BROOKSVILLE — Dynisha James had yet to start her summer job but she already had the first paycheck spent.
One of three siblings who lives with her grandmother in Spring Hill, the soon-to-be senior at Nature Coast Technical High School planned to help her household with the money she earned doing maintenance work this summer for with the Hernando School District.
Last week, she found out she didn't have a job after all.
"I felt upset because now it's going to be hard for us to get our school clothes and school supplies and help my grandma with the things she needs," said James, 18.
For more than a decade, the Hernando School District set aside thousands of dollars to provide summer jobs for local teenagers, many of whom might otherwise find trouble when school let out. They learned responsibility and budgeting skills. For many, it was their first job.
But just as Mark Drake feared might happen, a lack of funding has effectively killed his Summer Training for At Risk Teens (START) program.
Drake was told last week that the school district doesn't have the roughly $35,000 needed to provide about 50 jobs for teens who would have started work this week. Twenty-eight participated last year. For 22, it would have been their first job.
"The money we thought we had, we didn't have at all," Drake said. "I was heartbroken."
In past years, Drake had an informal agreement with the district, and school officials always found the money, Superintendent Bryan Blavatt said.
But there isn't a line item in the current year's budget for the program, Blavatt said. For a district scrounging to save every dollar to carry over to next year's budget and avoid teacher cuts, there simply isn't anything to spare.
"I'd love to help, but I've got to follow the law, and if it wasn't written into our budget, how can I do it?" Blavatt said.

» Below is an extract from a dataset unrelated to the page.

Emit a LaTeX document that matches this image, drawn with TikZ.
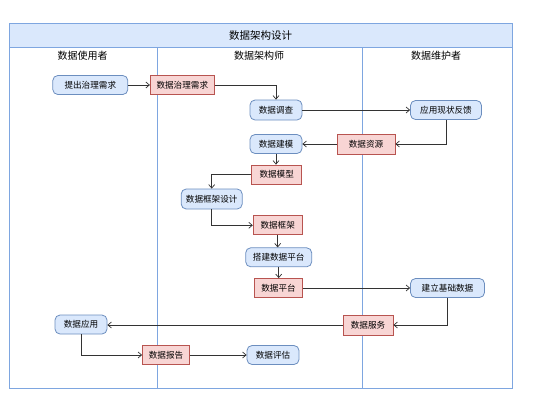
\documentclass[tikz,border=0pt]{standalone}
\usepackage{fontspec}
\setmainfont{Noto Sans CJK SC}
\usetikzlibrary{arrows.meta}
\definecolor{bfill}{HTML}{DAE8FC}
\definecolor{bline}{HTML}{6C8EBF}
\definecolor{rfill}{HTML}{F8D5D4}
\definecolor{rline}{HTML}{B85450}
\definecolor{lane}{HTML}{7EA6E0}
\definecolor{arr}{HTML}{333333}
\tikzset{
  act/.style={draw=bline, fill=bfill, line width=0.8pt, rounded corners=5pt, minimum height=19pt, inner sep=0pt, font=\fontsize{8.6pt}{10pt}\selectfont},
  obj/.style={draw=rline, fill=rfill, line width=0.8pt, minimum height=19pt, inner sep=0pt, font=\fontsize{8.6pt}{10pt}\selectfont},
  flow/.style={draw=arr, line width=0.7pt, -{Straight Barb[length=3.5pt,width=6pt]}},
  lanehead/.style={font=\fontsize{10pt}{12pt}\selectfont, inner sep=0pt}
}
\begin{document}
\begin{tikzpicture}[x=1pt,y=-1pt]
\useasboundingbox (0,0) rectangle (554,408);
% frame
\fill[bfill] (9,23) rectangle (512,47.3);
\draw[lane, line width=0.8pt] (9,23) rectangle (512,388);
\draw[lane, line width=0.8pt] (9,47.3) -- (512,47.3);
\draw[lane, line width=0.8pt] (157.7,47.3) -- (157.7,388);
\draw[lane, line width=0.8pt] (362,47.3) -- (362,388);
\node[lanehead, font=\fontsize{10.5pt}{12pt}\selectfont] (title) at (260.5,35.5) {数据架构设计};
\node[lanehead] (h1) at (82.7,55.7) {数据使用者};
\node[lanehead] (h2) at (259,55.7) {数据架构师};
\node[lanehead] (h3) at (436,55.7) {数据维护者};
% nodes
\node[act, minimum width=75pt] (n1) at (90.3,85) {提出治理需求};
\node[obj, minimum width=64pt] (n2) at (182.3,85.3) {数据治理需求};
\node[act, minimum width=52pt, minimum height=20pt] (n3) at (276,110) {数据调查};
\node[act, minimum width=71pt] (n4) at (446,110) {应用现状反馈};
\node[act, minimum width=52pt] (n5) at (276,144) {数据建模};
\node[obj, minimum width=58pt, minimum height=20pt] (n6) at (366,144) {数据资源};
\node[obj, minimum width=50pt] (n7) at (276.7,174.5) {数据模型};
\node[act, minimum width=61pt, minimum height=20pt] (n8) at (211.7,199) {数据框架设计};
\node[obj, minimum width=49pt] (n9) at (277.7,225.3) {数据框架};
\node[act, minimum width=66pt] (n10) at (278.7,257.3) {搭建数据平台};
\node[obj, minimum width=48pt] (n11) at (278.5,288) {数据平台};
\node[act, minimum width=74pt] (n12) at (447.5,288) {建立基础数据};
\node[act, minimum width=52pt] (n13) at (81,324.5) {数据应用};
\node[obj, minimum width=50pt, minimum height=20pt] (n14) at (368,325) {数据服务};
\node[obj, minimum width=47pt] (n15) at (166,355) {数据报告};
\node[act, minimum width=52pt] (n16) at (273,355) {数据评估};
% connectors
\draw[flow] (n1.east) -- (n1.east -| n2.west);
\draw[flow] (n2.east) -| (n3.north);
\draw[flow] (n3.east) -- (n3.east -| n4.west);
\draw[flow] (n4.south) |- (n6.east);
\draw[flow] (n6.west) -- (n6.west -| n5.east);
\draw[flow] (n5.south) -- (n5.south |- n7.north);
\draw[flow] (n7.west) -| (n8.north);
\draw[flow] (n8.south) |- (n9.west);
\draw[flow] (n9.south) -- (n9.south |- n10.north);
\draw[flow] (n10.south) -- (n10.south |- n11.north);
\draw[flow] (n11.east) -- (n11.east -| n12.west);
\draw[flow] (n12.south) |- (n14.east);
\draw[flow] (n14.west) -- (n14.west -| n13.east);
\draw[flow] (n13.south) |- (n15.west);
\draw[flow] (n15.east) -- (n15.east -| n16.west);
\end{tikzpicture}
\end{document}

Blavatt said the district would try to work with Drake and offer support next year after assessing the coffers.
Drake said he understands that. After all, he has a front-row seat to the district's budget woes. He is in his 30th year in the maintenance department and knows the struggle of doing more with less.
The County Commission and Hernando County Sheriff's Office, once reliable START participants, had already bowed out because of budget issues. Drake was unable to find other employers to participate, so the school district was Drake's last hope.
That means teens like James, who would have worked her fourth year with START, are now getting a late start looking for work in a still-sputtering economy and a tough summer job market. She has spent the last week applying for jobs at places like Dollar Tree, Winn-Dixie, McDonald's, Sears, Walmart and Sam's Club.
"They haven't called back," she said.
Katherine Duguid, 17, just graduated from Springstead High School and will head to the University of Florida in the fall. She planned to put aside her earnings for spending money during the school year.
Now she is looking for babystitting jobs as she awaits word from Target about her application.
"It's really disappointing," Duguid said. "This opportunity was the bright moment of 'I'm going to have a job this summer.' "
As START administrator, Drake required students to keep a log of the work they did and would check with their supervisors to see how they were doing. In 14 years, only one student had to be let go for not following the rules, he said.
Drake is registering as a non-profit, 501c3 organization so he can solicit donations and try to secure grants. The goal is to raise money to offset the costs to employers.
Though he is still holding onto hope that he can salvage the program this summer, his plan is to come back strong next year.
"It's a desperate need for our young people," he said. "The children really want to work."